Reading Nooks and Book Reviews

I'm curled up in bed on this lazy Saturday afternoon, reading and revising and staring off into space. As much as I love my bed (any bed, really!) and my warm comforter, I'd love to carve out a little reading nook to call my own. Like these!


Or this lovely outside nook:


Maybe one day I'll win the lottery and move into a seaside cottage with lots of land with old fruit trees (and a mini horse! and a koala!) and I'll make myself a cool reading nook.

'Cause that can totally happen. 

On a book-related note, I thought I'd give a quick rundown of what I've been reading the past month. Between long plane rides and rainy Seattle afternoons, I've been able to consume quite a few novels and science-y books. A few them include: 

CINDER by Marissa Meyer
While Justin and I were in Washington state, I was lucky enough to attend Marissa Meyer's book launch in Tacoma. (Justin was very kind to tag along. And he waited in the 90-minute line with me! A true husband.) Marissa is simply lovely and I proceeded to gobble her debut novel the next day, in about five hours.

My favorite part? The world-building. I have never encountered a setting like this before, a futuristic Beijing populated with robots and palaces, with cybernetic girls and imperial princes.  I simply loved getting lost in Cinder's world. 



The Emperor of All Maladies by Siddhartha Mukheejee
Sometimes I get in a mood where I only want to read science books. Which is a litte perplexing since I despised my chemistry and physics classes in high school. (I don't care about velocity! Or the structure of atoms!) The weird ironies of life, huh? 

The Emperor of All Maladies caught my eye because it received all sorts of praise from book reviewers.

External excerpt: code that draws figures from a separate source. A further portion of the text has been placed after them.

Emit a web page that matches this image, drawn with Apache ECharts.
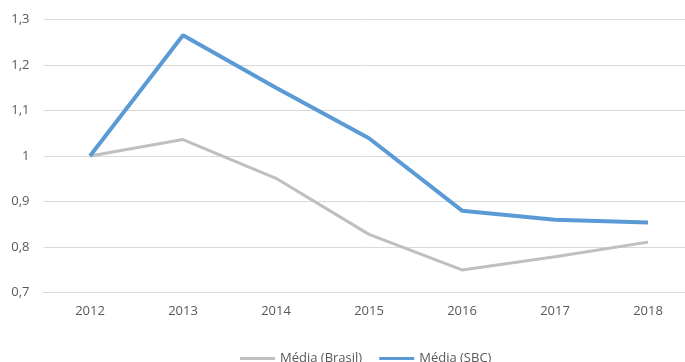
<!DOCTYPE html>
<html>
<head>
<meta charset="utf-8">
<style>
  html, body { margin: 0; padding: 0; background: #fff; }
  #chart { width: 685px; height: 362px; }
</style>
<script src="https://cdn.jsdelivr.net/npm/echarts@6/dist/echarts.min.js"></script>
</head>
<body>
<div id="chart"></div>
<script>
const years = ['2012', '2013', '2014', '2015', '2016', '2017', '2018'];
const mediaBrasil = [1.0, 1.036, 0.951, 0.828, 0.750, 0.779, 0.811];
const mediaSBC = [1.0, 1.265, 1.150, 1.039, 0.880, 0.860, 0.854];
const seriesNames = ['Média (Brasil)', 'Média (SBC)'];

const chart = echarts.init(document.getElementById('chart'));

function fmt(v) {
    return String(Number(v.toFixed(1))).replace('.', ',');
}

const option = {
    animation: false,
    textStyle: { fontFamily: 'Open Sans' },
    grid: {
        left: 43.5,
        right: -9.5,
        top: 19.3,
        bottom: 69.3,
        containLabel: false,
        outerBoundsMode: 'none'
    },
    legend: {
        data: seriesNames,
        left: 235,
        top: 347,
        icon: 'rect',
        itemWidth: 35,
        itemHeight: 3,
        itemGap: 17,
        textStyle: { color: '#595959', fontSize: 13, fontFamily: 'Open Sans' }
    },
    xAxis: {
        type: 'category',
        data: years,
        boundaryGap: true,
        axisLine: { show: true, lineStyle: { color: '#D9D9D9' } },
        axisTick: { show: false },
        axisLabel: { color: '#595959', fontSize: 13, margin: 12 },
        splitLine: { show: false }
    },
    yAxis: {
        type: 'value',
        min: 0.7,
        max: 1.3,
        interval: 0.1,
        axisLine: { show: false },
        axisTick: { show: false },
        axisLabel: { color: '#595959', fontSize: 13, margin: 14, formatter: fmt },
        splitLine: { lineStyle: { color: '#D9D9D9', width: 1 } }
    },
    series: [
        {
            name: seriesNames[0],
            type: 'line',
            data: mediaBrasil,
            showSymbol: false,
            symbol: 'none',
            color: '#BFBFBF',
            lineStyle: { color: '#BFBFBF', width: 3 },
            z: 2
        },
        {
            name: seriesNames[1],
            type: 'line',
            data: mediaSBC,
            showSymbol: false,
            symbol: 'none',
            color: '#5B9BD5',
            lineStyle: { color: '#5B9BD5', width: 4 },
            z: 3
        }
    ]
};

chart.setOption(option);
</script>
</body>
</html>
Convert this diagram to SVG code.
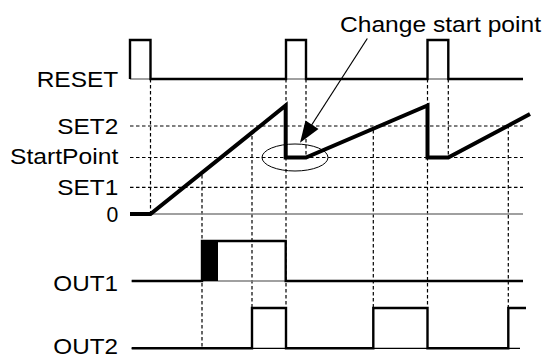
<svg xmlns="http://www.w3.org/2000/svg" width="543" height="355" viewBox="0 0 543 355">
<style>
.lbl{font-family:"Liberation Sans",Arial,sans-serif;font-size:22.5px;fill:#000}
.grid{stroke:#000;stroke-width:1.2;stroke-dasharray:3.5 2.5;fill:none}
.base{stroke:#808080;stroke-width:1.5;fill:none}
.sig{stroke:#000;stroke-width:2.4;fill:none;stroke-linejoin:miter}
.ramp{stroke:#000;stroke-width:4;fill:none;stroke-linejoin:miter}
</style>
<rect width="543" height="355" fill="#fff"/>
<g id="labels">
<text class="lbl" x="36.7" y="87.3" textLength="81.6" lengthAdjust="spacingAndGlyphs">RESET</text>
<text class="lbl" x="57.3" y="134" textLength="61" lengthAdjust="spacingAndGlyphs">SET2</text>
<text class="lbl" x="10" y="164" textLength="108.3" lengthAdjust="spacingAndGlyphs">StartPoint</text>
<text class="lbl" x="57.3" y="194.5" textLength="61" lengthAdjust="spacingAndGlyphs">SET1</text>
<text class="lbl" x="106.5" y="221.7" textLength="11.8" lengthAdjust="spacingAndGlyphs">0</text>
<text class="lbl" x="53.3" y="291" textLength="64.7" lengthAdjust="spacingAndGlyphs">OUT1</text>
<text class="lbl" x="53.3" y="353.5" textLength="64.7" lengthAdjust="spacingAndGlyphs">OUT2</text>
<text class="lbl" x="340" y="31.5" textLength="201" lengthAdjust="spacingAndGlyphs">Change start point</text>
</g>
<g id="grid">
<line class="grid" x1="130" y1="126" x2="523" y2="126"/>
<line class="grid" x1="130" y1="157.5" x2="523" y2="157.5"/>
<line class="grid" x1="130" y1="187.3" x2="523" y2="187.3"/>
<line class="grid" x1="150.5" y1="79" x2="150.5" y2="214"/>
<line class="grid" x1="202" y1="175" x2="202" y2="348"/>
<line class="grid" x1="252" y1="136" x2="252" y2="308"/>
<line class="grid" x1="286" y1="79" x2="286" y2="308"/>
<line class="grid" x1="306" y1="79" x2="306" y2="157.5"/>
<line class="grid" x1="373.3" y1="130" x2="373.3" y2="308"/>
<line class="grid" x1="427.5" y1="79" x2="427.5" y2="308"/>
<line class="grid" x1="448.3" y1="79" x2="448.3" y2="157.5"/>
<line class="grid" x1="508.3" y1="125" x2="508.3" y2="308"/>
</g>
<g id="reset">
<line class="base" x1="130" y1="79" x2="523" y2="79"/>
<path class="sig" d="M130,79 V40 H150.5 V79 H286 V40 H306 V79 H427.5 V40 H448.3 V79 H523"/>
</g>
<g id="value">
<line class="base" x1="150" y1="214" x2="523" y2="214"/>
<path class="ramp" d="M130,214 H150.5 L285.7,105.5 V157.5 H306 L427.5,105.5 V157.5 H448.3 L530,114"/>
</g>
<g id="out1">
<line class="base" x1="131.7" y1="281" x2="523" y2="281"/>
<rect x="202" y="241" width="16" height="40" fill="#000"/>
<path class="sig" d="M131.7,281 H202 V241 H285.7 V281 H523"/>
</g>
<g id="out2">
<line x1="131.7" y1="348.3" x2="520" y2="348.3" stroke="#000" stroke-width="1.2"/>
<path class="sig" d="M131.7,348.3 H252 V308 H286 V348.3 H373.3 V308 H427.5 V348.3 H508.3 V308 H526"/>
</g>
<g id="connectors">
<ellipse cx="295" cy="157.5" rx="33" ry="13.5" fill="none" stroke="#000" stroke-width="1"/>
<line x1="367.3" y1="38.5" x2="311" y2="126" stroke="#000" stroke-width="1.2"/>
<polygon points="300,142.7 305.5,120.5 318.5,129" fill="#000"/>
</g>
</svg>
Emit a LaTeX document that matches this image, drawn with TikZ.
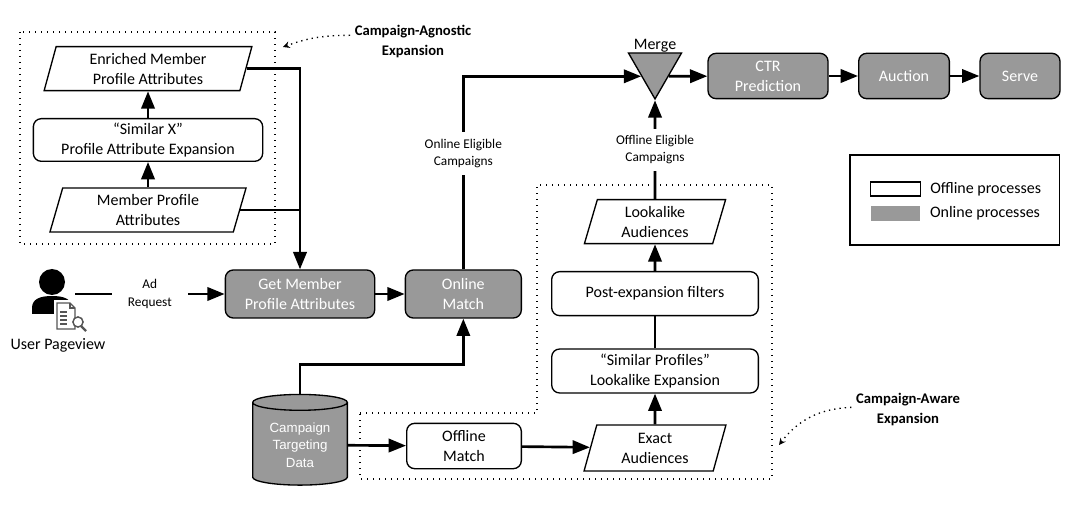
\documentclass[tikz,border=0pt]{standalone}
\usepackage{fontspec}
\setmainfont{Carlito}
\newfontfamily\cylfont{Liberation Sans}
\usepackage{tikz}
\usetikzlibrary{arrows.meta,shapes.geometric,positioning,calc}
\definecolor{olgray}{RGB}{153,153,153}
\definecolor{icongray}{RGB}{85,85,85}
\tikzstyle{flow} = [line width=2pt,-{Triangle[length=13pt,width=10pt]}]
\tikzstyle{plainflow} = [line width=2pt]
\tikzstyle{offbox} = [rectangle, rounded corners=6pt, draw=black, fill=white, line width=1pt, align=center, inner sep=2pt, font=\fontsize{12}{15}\selectfont]
\tikzstyle{onbox} = [offbox, fill=olgray, text=white]
\tikzstyle{audbox} = [trapezium, trapezium left angle=77, trapezium right angle=103, trapezium stretches=true, draw=black, fill=white, line width=1pt, align=center, inner sep=1pt, font=\fontsize{12}{15}\selectfont]
\tikzstyle{datastore} = [cylinder, shape border rotate=90, aspect=0.25, draw=black, fill=olgray, line width=1pt, text=white, align=center, inner sep=1pt, minimum width=71pt, minimum height=68pt, font=\cylfont\fontsize{10}{13}\selectfont]
\tikzstyle{mergetri} = [regular polygon, regular polygon sides=3, shape border rotate=180, draw=black, fill=olgray, line width=1pt, minimum size=46pt, inner sep=0pt]
\tikzstyle{flowlabel} = [fill=white, align=center, inner sep=2pt, font=\fontsize{10}{13}\selectfont]
\tikzstyle{grouplabel} = [align=center, font=\fontsize{11}{15}\selectfont\bfseries]
\tikzstyle{groupbox} = [line width=1.3pt, dash pattern=on 1pt off 3.5pt]
\tikzstyle{note} = [line width=1pt, dash pattern=on 1pt off 3pt, -{Stealth[length=5pt,width=5pt]}]
\tikzstyle{keytext} = [inner sep=0pt, font=\fontsize{12}{15}\selectfont]

\begin{document}
\begin{tikzpicture}[x=0.75pt,y=-0.75pt,node distance=22pt]
\useasboundingbox (0,0) rectangle (1077,509);
% dotted groups
\draw[groupbox] (20,32) rectangle (275,244);
\draw[groupbox] (360,413) -- (537,413) -- (537,185) -- (772,185) -- (772,479) -- (360,479) -- cycle;

% campaign-agnostic expansion
\node[audbox, minimum width=148pt, minimum height=33pt] (memprof) at (148,210) {Member Profile\\Attributes};
\node[offbox, minimum width=172pt, minimum height=32pt, above=19pt of memprof] (simx) {“Similar X”\\Profile Attribute Expansion};
\node[audbox, minimum width=156pt, minimum height=33pt, above=20pt of simx] (enriched) {Enriched Member\\Profile Attributes};

% user
\coordinate (user) at (75,294);
\fill (52,282) circle (9.75pt);
\fill (32,314) -- (32,308) .. controls (32,299) and (40,296) .. (52,296) .. controls (64,296) and (72,299) .. (72,308) -- (72,314) -- cycle;
\fill[white] (54,300) rectangle (88,334);
\draw[icongray, fill=white, line width=0.9pt] (57,303) -- (70,303) -- (75,308) -- (75,329) -- (57,329) -- cycle;
\draw[icongray, line width=0.9pt] (70,303) -- (70,308) -- (75,308);
\foreach \ly in {312,316,320,324}
  \draw[icongray, line width=0.9pt] (60,\ly) -- (67,\ly);
\draw[icongray, fill=white, line width=1.1pt] (78,322) circle (3.8pt);
\draw[icongray, line width=1.6pt] (81,326) -- (86,331);
\node[font=\fontsize{12}{14}\selectfont] (pageview) at (58,345) {User Pageview};

% online path
\node[onbox, minimum width=112pt, minimum height=36pt] (getmem) at (300,294) {Get Member\\Profile Attributes};
\node[onbox, minimum width=87pt, minimum height=36pt, right=22pt of getmem] (onmatch) {Online\\Match};
\node[datastore] (targeting) at (300,445) {Campaign\\Targeting\\Data};
\node[offbox, minimum width=86pt, minimum height=34pt] (offmatch) at (464,446) {Offline\\Match};

% campaign-aware expansion
\node[audbox, minimum width=107pt, minimum height=34.5pt] (exact) at (655,448) {Exact\\Audiences};
\node[offbox, minimum width=155pt, minimum height=33pt, above=23pt of exact] (simprof) {“Similar Profiles”\\Lookalike Expansion};
\node[offbox, minimum width=155pt, minimum height=33pt, above=24pt of simprof] (postfilt) {Post-expansion filters};
\node[audbox, minimum width=106pt, minimum height=33pt, above=20pt of postfilt] (lookalike) {Lookalike\\Audiences};

% serving
\node[mergetri, label={[font=\fontsize{12}{14}\selectfont, label distance=-1pt, inner sep=1pt]above:Merge}] (merge) at (655,68.3) {};
\node[onbox, minimum width=90pt, minimum height=34pt] (ctr) at (768,76) {CTR\\Prediction};
\node[onbox, minimum width=68pt, minimum height=34pt, right=22pt of ctr] (auction) {Auction};
\node[onbox, minimum width=60pt, minimum height=34pt, right=22pt of auction] (serve) {Serve};

% legend
\node[draw, line width=1pt, minimum width=157pt, minimum height=67.5pt] (legend) at (954.5,200) {};
\node[draw, line width=0.8pt, fill=white, minimum width=37pt, minimum height=10.5pt, inner sep=0pt] (offkey) at (895.5,189) {};
\node[fill=olgray, minimum width=37pt, minimum height=11pt, inner sep=0pt] (onkey) at (895.5,213.5) {};
\node[keytext, right=7pt of offkey] (offtext) {Offline processes};
\node[keytext, right=7pt of onkey] (ontext) {Online processes};

% group labels
\node[grouplabel] (agnosticlbl) at (413,42) {Campaign-Agnostic\\Expansion};
\node[grouplabel] (awarelbl) at (908,410) {Campaign-Aware\\Expansion};
\coordinate (agnostictip) at (283,47);
\coordinate (awaretip) at (779,445);
\draw[note] ([yshift=5pt]agnosticlbl.west) to[bend right=10] (agnostictip);
\draw[note] ([yshift=2pt]awarelbl.west) to[bend right=25] (awaretip);

% flows
\draw[flow] (memprof.north) -- (simx.south);
\draw[flow] (simx.north) -- (enriched.south);
\draw[flow] (enriched.east) -| (getmem.north);
\draw[plainflow] (memprof.east) -- (memprof.east -| getmem.north);
\draw[flow] (user) -- node[flowlabel, inner xsep=12pt] {Ad\\Request} (getmem.west);
\draw[flow] (getmem) -- (onmatch);
\draw[flow] (onmatch.north) |- node[flowlabel, pos=0.3, inner ysep=5pt] {Online Eligible\\Campaigns} (merge.side 3);
\draw[flow] (targeting.north) -- ++(0,-29) -| (onmatch.south);
\draw[flow] (targeting) -- (offmatch);
\draw[flow] (offmatch) -- (exact);
\draw[flow] (exact) -- (simprof);
\draw[plainflow] (simprof) -- (postfilt);
\draw[flow] (postfilt) -- (lookalike);
\draw[flow] (lookalike) -- node[flowlabel, inner ysep=5pt] {Offline Eligible\\Campaigns} (merge.corner 1);
\draw[flow] (merge.side 1) -- (ctr);
\draw[flow] (ctr) -- (auction);
\draw[flow] (auction) -- (serve);
\end{tikzpicture}
\end{document}
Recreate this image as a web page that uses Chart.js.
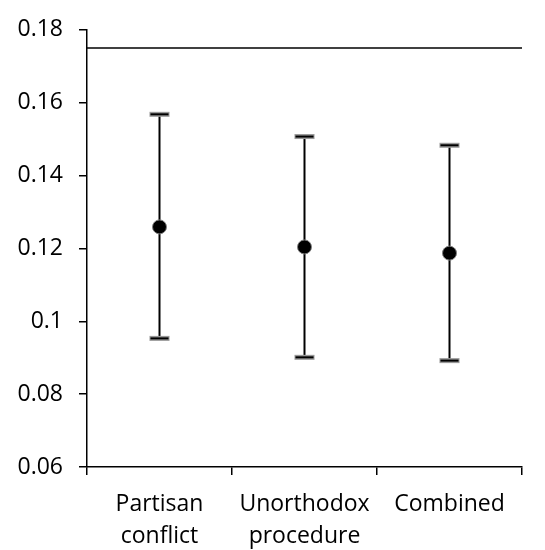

It also won the Pulitzer. In essence, it is a "biography" of cancer: how mankind has dealt with this awful disease, how we've defined it, and how we've battled to cure it. Admittedly, the book got pretty darn technical in some chapters but I just skipped those parts because this book really is good

It amazed me  to learn how cancer has been treated in the past. Gruesome, really. In the 1800s, doctors used to "cure" breast cancer by chopping off a woman's breast along with the muscles that extended to the collarbone, effectively causing the woman to droop over for the rest of her life. But, despite the gruesome details, this book truly honors the hundreds of doctors who devoted their lives to curing cancer and the thousands of patients who volunteered for these radical---and sometimes deadly---new treatments. A must-read. (But, yeah, skip those dry chapters.)


Starters by Lissa Price
I was lucky enough to snag an e-galley of this much-buzzed novel, which debuts in March 2012. (Thanks, NetGalley!) The premise itself is ready for a big Hollywood movie: 

In a world ravaged by war and genocide, becoming someone else is now possible. Sixteen-year-old Callie discovers the Body Bank where teens rent their bodies to seniors who want to be young again.

In a single word, this book is fast-paced. Holy mother! I couldn't stop flipping the pages on this one. The plot had me guessing at every chapter. The good guys? Not always so good. The bad guys? Not necessarily all bad. And there were some really fantastic twists at the end of the book, one of which made me go Whoa, I never saw that coming. 

Okay then, back to work! I need to finish my latest revision on my YA alternate history so I can send it to another round of beta readers. Then, onto Agent Jim! But what have you been reading lately? Any good recommendations?